Opini  

(1) Menertawakan Kengerian Masa Konflik Aceh

Oleh: Fauzan Azima

Pada tahun 2003, saat awal darurat militer diberlakukan di Aceh. Pasukan GAM harus mengatur strategi untuk menghindari perang terbuka dengan TNI/Polri. Upaya itu harus dilakukan karena jumlah persenjataan dan peluru GAM Wilayah Linge sangat terbatas.

Salah satu strategi itu yaitu membagi pasukan dalam jumlah kecil. Siapa saja yang mengenal “kaki cantik” di kampung manapun berada dipersilahkan membentuk dan membawa pasukan bersamanya untuk keselamatan kelompoknya.

Saya pun membuat kelompok bersama Muhammad Gerhana, Pang Doyok, Pang Rinen dan Tengku Gele Bayak. Kelompok kami berencana menuju Kampung Jamat. Berdasarkan informasi dari Pang Rinen dan Gele Bayak, masyarakat di sana sangat mendukung perjuangan. Tentu saja akan mudah bagi kami untuk mendapatkan logistik.

Kami berjalan dari Kampung Ujung Pan lewat hutan dan turun di kampung Bintang pada malam hari. Kami berencana menghindari Pos TNI/Polri dengan mencari jalan lewat hutan. Lalu kami bertemu dan bertanya kepada masyarakat.

“Bang, apakah pos TNI/Polri masih jauh?”

“Baru saja Tengku lewati, rumah yang itu, ada satu lampu menyala”

“Wah, kemana mereka? Apakah mereka sedang operasi?”

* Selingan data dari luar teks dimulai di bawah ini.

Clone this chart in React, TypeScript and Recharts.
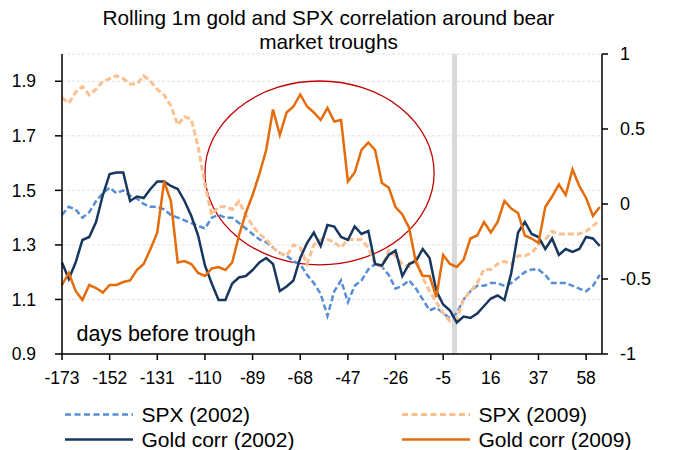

“Mereka ada di posnya Tengku, itu masih terdengar suara tawa mereka”

Sesaat kami saling berpandangan. Kami baru sadar kalau sudah melewati Pos TNI/Polri. Setelah mengucapkan terima kasih kepada masyarakat Bintang, kami cepat berlalu ke arah kampung Serule. Khawatir ada yang melapor kalau kami sedang berada di daerah hulu Danau Lut Tawar itu.

Sebelumnya di Alue Papeun, Nisam, pada satu malam pasukan GAM Wilayah Linge pernah tidur dekat pasukan TNI yang sedang operasi, jaraknya sekitar 20 meter. Untung pada pagi harinya mereka yang lebih dulu bangun. Terdengar mereka mengibas-ngibaskan alas tidurnya dengan keras. Semula kami kira pasukan Pase. Ternyata musuh. Perlahan kami merayap dan menjauh karena kalah jumlah dan tidak tahu pada titik mana saja mereka berada.

Begitulah, banyak peristiwa mengerikan terjadi selama konflik GAM-RI, tetapi kalau kami ingat ada beberapa kejadian terasa aneh dan kadang kami tertawa kalau mengingatnya.

Pada saat pengepungan besar-besaran terjadi di Wilayah Pase, sedikitnya kami berkumpul sekitar seribu pasukan. Mereka bersembunyi dan mengendap. Sedang saya sedang sakit amandel dan batuk-batuk.

Semua pasukan marah sekali kepada saya dan memaksa saya untuk menahan batuk, namun semakin ditahan semakin kencang suara batuk saya. Akhirnya mereka semua pergi meninggalkan saya. Syukur Tengku Salman, Pang Tapa dan Tengku Daelami masih mau bersama untuk menjaga dan mengobati saya yang terasa panas, sendi-sendi sakit. Ketika panas datang saya sering mengigau.

“Biasa kalau saya sakit seperti ini, obatnya apel dan buah salak” kata saya.

“Itu kan obat orang ngidam” katanya Tengku Salman sambil tertawa.

Mereka meminta saya istirahat di rumah kebun dan mengirim utusan ke kota untuk membeli pesanan saya. Pada keesokan harinya perempuan setengah baya bersama putrinya mengantar apel dan buah salak. Putrinya sempat meniup mata saya yang kemasukan sampah.

Setelah makan apel dan buah salak. Tidak lama kemudian saya kuat berdiri dan seketika batuk hilang. Setelah sembuh kami pun mulai berjalan ke arah Bate Vila, Nisam dan bergabung dengan pasukan lainnya naik ke Wilayah Linge.